Foto: Wilton Júnior/Estadão
O candidato Jair Bolsonaro (PSL) sorri após votar no Rio de Janeiro, na manhã deste domingo
Havia 73 anos o Brasil não escolhia pelo voto direto um militar
para ocupar a Presidência da República. Jair Bolsonaro (PSL) é o
terceiro oficial do Exército brasileiro a obter assim o cargo. Antes
dele, apenas Hermes da Fonseca (1910) e Eurico Gaspar Dutra (1945) o
haviam conquistado. A chegada do capitão, classificado em 69.º na Arma
de Artilharia da turma de 1977 da Academia Militar da Agulhas Negras
(Aman), reacendeu nos oficiais-generais das três Forças e em
pesquisadores acadêmicos temores da volta da política partidária para os
quartéis, um dos componentes da instabilidade que marcou a República da
proclamação, em 1889, ao fim do regime inaugurado em 1964 com a
deposição de João Goulart. Eis uma das razões pelas quais generais
ouvidos pelo Estado – da ativa e da reserva – afirmaram que a
administração Bolsonaro não significa a volta dos militares ao poder. “O
Exército como instituição não teve candidato. Bolsonaro tem a simpatia
de militares pelos valores que representa”, diz o general Luiz Gonzaga
Schroeder Lessa. A fala de Lessa, ex-presidente do Clube Militar, é
repetida na ativa.
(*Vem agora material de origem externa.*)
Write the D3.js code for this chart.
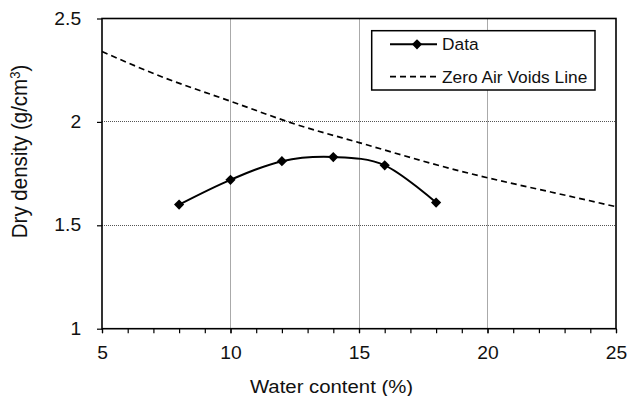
<!DOCTYPE html>
<html>
<head>
<meta charset="utf-8">
<script src="https://cdn.jsdelivr.net/npm/d3@7"></script>
<style>
  html, body { margin: 0; padding: 0; background: #fff; }
  svg { display: block; font-family: "Liberation Sans", Arial, sans-serif; }
</style>
</head>
<body>
<svg id="chart" width="628" height="396"></svg>
<script>
// Compaction test results
const waterContent = [8, 10, 12, 14, 16, 18];
const dryDensity = [1.60, 1.72, 1.81, 1.83, 1.79, 1.61];

// Zero air voids curve
const zavWater = [5, 7.5, 10, 12.5, 15, 17.5, 20, 22.5, 25];
const zavDensity = [2.34, 2.21, 2.10, 1.99, 1.90, 1.81, 1.73, 1.66, 1.59];

const xTicks = [5, 10, 15, 20, 25];
const xMinorTicks = d3.range(5, 26, 1);
const yTicks = [1, 1.5, 2, 2.5];
const xGrid = [10, 15, 20];
const yGrid = [1.5, 2];

const legendLabels = ["Data", "Zero Air Voids Line"];
const xTitle = "Water content (%)";

const svg = d3.select("#chart");
const plotL = 102, plotR = 616, plotT = 18.5, plotB = 328.7;
const stretch = 1.1;

const x = d3.scaleLinear().domain([5, 25]).range([plotL, plotR]);
const y = d3.scaleLinear().domain([1, 2.5]).range([plotB, plotT]);
const crisp = v => Math.floor(v) + 0.5;

// Gridlines
svg.append("g").selectAll("line").data(xGrid).join("line")
  .attr("x1", d => crisp(x(d))).attr("x2", d => crisp(x(d)))
  .attr("y1", plotT).attr("y2", plotB)
  .attr("stroke", "#555").attr("stroke-width", 1).attr("stroke-dasharray", "1,1");
svg.append("g").selectAll("line").data(yGrid).join("line")
  .attr("x1", plotL).attr("x2", plotR)
  .attr("y1", d => crisp(y(d))).attr("y2", d => crisp(y(d)))
  .attr("stroke", "#555").attr("stroke-width", 1).attr("stroke-dasharray", "1,1");

// Plot frame
svg.append("rect")
  .attr("x", plotL).attr("y", plotT)
  .attr("width", plotR - plotL).attr("height", plotB - plotT)
  .attr("fill", "none").attr("stroke", "#000").attr("stroke-width", 1.6);

// X axis: minor ticks every unit, labels at the majors
const xAxisMinor = d3.axisBottom(x).tickValues(xMinorTicks).tickSize(4.5).tickFormat("");
svg.append("g").attr("transform", `translate(0,${plotB})`).call(xAxisMinor)
  .call(g => g.select(".domain").remove())
  .call(g => g.selectAll("line").attr("stroke", "#000").attr("stroke-width", 1.2));

const xAxis = d3.axisBottom(x).tickValues(xTicks).tickSize(4.5).tickPadding(13).tickFormat(d3.format("d"));
svg.append("g").attr("transform", `translate(0,${plotB})`).call(xAxis)
  .call(g => g.select(".domain").remove())
  .call(g => g.selectAll("line").attr("stroke", "#000").attr("stroke-width", 1.2))
  .call(g => g.selectAll("text")
    .attr("font-size", 17.5).attr("fill", "#111")
    .attr("font-family", "Liberation Sans, Arial, sans-serif")
    .attr("transform", `scale(${stretch},1)`));

// Y axis
const yAxis = d3.axisLeft(y).tickValues(yTicks).tickSize(5).tickPadding(14).tickFormat(d => String(d));
svg.append("g").attr("transform", `translate(${plotL},0)`).call(yAxis)
  .call(g => g.select(".domain").remove())
  .call(g => g.selectAll("line").attr("stroke", "#000").attr("stroke-width", 1.2))
  .call(g => g.selectAll("text")
    .attr("font-size", 17.5).attr("fill", "#111")
    .attr("font-family", "Liberation Sans, Arial, sans-serif")
    .attr("transform", `scale(${stretch},1)`));

// Axis titles
svg.append("text")
  .attr("transform", `translate(331.5,393) scale(${stretch},1)`)
  .attr("text-anchor", "middle").attr("font-size", 18.5).attr("fill", "#111")
  .text(xTitle);

const yTitle = svg.append("text")
  .attr("transform", `translate(27,151.5) rotate(-90) scale(1,${stretch})`)
  .attr("text-anchor", "middle").attr("font-size", 20.5).attr("fill", "#111");
yTitle.append("tspan").text("Dry density (g/cm");
yTitle.append("tspan").attr("baseline-shift", "super").attr("font-size", 13).text("3");
yTitle.append("tspan").text(")");

// Zero air voids line
const zav = zavWater.map((w, i) => [w, zavDensity[i]]);
svg.append("path")
  .datum(zav)
  .attr("fill", "none").attr("stroke", "#000").attr("stroke-width", 1.7)
  .attr("stroke-dasharray", "6,4")
  .attr("d", d3.line().x(d => x(d[0])).y(d => y(d[1])).curve(d3.curveNatural));

// Measured data, smoothed
const pts = waterContent.map((w, i) => [w, dryDensity[i]]);
svg.append("path")
  .datum(pts)
  .attr("fill", "none").attr("stroke", "#000").attr("stroke-width", 2)
  .attr("d", d3.line().x(d => x(d[0])).y(d => y(d[1])).curve(d3.curveCardinal.tension(0)));

const diamond = d3.symbol().type(d3.symbolSquare).size(52);
svg.append("g").selectAll("path").data(pts).join("path")
  .attr("d", diamond)
  .attr("transform", d => `translate(${x(d[0])},${y(d[1])}) rotate(45)`)
  .attr("fill", "#000");

// Legend
const lg = svg.append("g");
lg.append("rect")
  .attr("x", 371.7).attr("y", 30.7).attr("width", 223.3).attr("height", 59.3)
  .attr("fill", "#fff").attr("stroke", "#000").attr("stroke-width", 1.5);
lg.append("line").attr("x1", 390).attr("x2", 437).attr("y1", 44.3).attr("y2", 44.3)
  .attr("stroke", "#000").attr("stroke-width", 2);
lg.append("path").attr("d", diamond).attr("transform", "translate(417,44.3) rotate(45)").attr("fill", "#000");
lg.append("line").attr("x1", 390).attr("x2", 437).attr("y1", 76.7).attr("y2", 76.7)
  .attr("stroke", "#000").attr("stroke-width", 1.7).attr("stroke-dasharray", "6,4");
lg.selectAll("text.lbl").data(legendLabels).join("text")
  .attr("class", "lbl")
  .attr("transform", (d, i) => `translate(442,${[50.3, 82.7][i]}) scale(1.05,1)`)
  .attr("font-size", 16.5).attr("fill", "#111")
  .text(d => d);
</script>
</body>
</html>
Na quarta-feira, 24, o Alto Comando das Forças
Armadas discutiu o significado da eleição de Bolsonaro para a Marinha, o
Exército e a Aeronáutica. “Para nós ele é um civil, político há 30
anos, que tem um passado militar”, disse um dos generais participantes
do encontro. Para ele, a história mostrou que a política partidária nos
quartéis não é “saudável”. Lessa concorda: “Vivi momentos difíceis na
minha vida militar por causa disso”. O afastamento dos militares da
política foi um processo iniciado no governo de Castelo Branco
(1964-1967). Ele fez reformas nas carreiras castrenses que aumentaram a
profissionalização das Forças. A ditadura, como um regime de crise,
lutou com um dos principais conflitos institucionais da República: a
autonomia relativa do Poder Militar em relação ao Poder Civil. De 1889 a
1985, a subordinação do primeiro ao segundo foi questionada por
incontáveis manifestos e dezenas de revoltas, golpes e contragolpes
militares. “Esta é uma linha comum a todo esse período republicano”,
disse o historiador Sérgio Murilo Pinto, autor de Exército e Política no
Brasil. As reformas de Castelo e o fim da guerra fria contribuíram para
que, após a redemocratização, em 1985, pela primeira vez na República, o
País vivesse um período de mais de 30 anos sem movimentos militares. “O
que nos manteve afastados da política após a chamada ‘volta aos
quartéis’ foi o profissionalismo da Força. Quando a política entra no
quartel, a instituição perde a identidade e a credibilidade”, diz um dos
generais do Comando Militar do Leste. A figura de Bolsonaro – ligada
aos militares – cria para os generais ainda o desafio de não permitir
que percalços do futuro governo afetem a imagem das Forças. “Isso nos
preocupa”, diz Lessa. Para um almirante, Bolsonaro se cercou de “bons
nomes retirados do generalato e que estão trabalhando nos programas
prioritários setoriais – mas isso é diferente de governar”. Na
Aeronáutica, um ex-membro do Alto Comando lembra que o compromisso do
setor tem “como fundamento a missão com o Estado, definida na
Constituição”. Para o cientista político Eliezer Rizzo de Oliveira há
risco de a política partidária voltar aos quartéis. “Há diferença entre
um governo com militares e um governo militar. Mas temos uma situação
nova, que é o surgimento de uma liderança carismática (Bolsonaro).” Para
ele, essa situação pode multiplicar lealdades e alternativas, com o
surgimento de novas candidaturas militares de forma semelhante ao fim da
Era Vargas (1930-1945), quando a política dividiu as Forças Armadas nas
candidaturas de Dutra (PSD) e do brigadeiro Eduardo Gomes (UDN). As
Forças Armadas ficaram divididas até o golpe de 1964. “O Exército atuava
para não permitir que a política tomasse rumos contrários ao que ele
pensava sobre o País”, diz Murilo Pinto. Em 1988, tentou-se subordinar o
Poder Militar ao Civil na Constituição, condicionando a ação deste ao
chamado de um dos três Poderes da República. Por fim, a criação do
Ministério da Defesa, em 1999, com a nomeação de civis para a pasta,
acentuou o afastamento dos militares da política. “Mas é um erro pensar
que eles, desde então, não faziam mais política. Faziam sim. E muita.
Apenas não faziam política partidária”, diz Rizzo de Oliveira.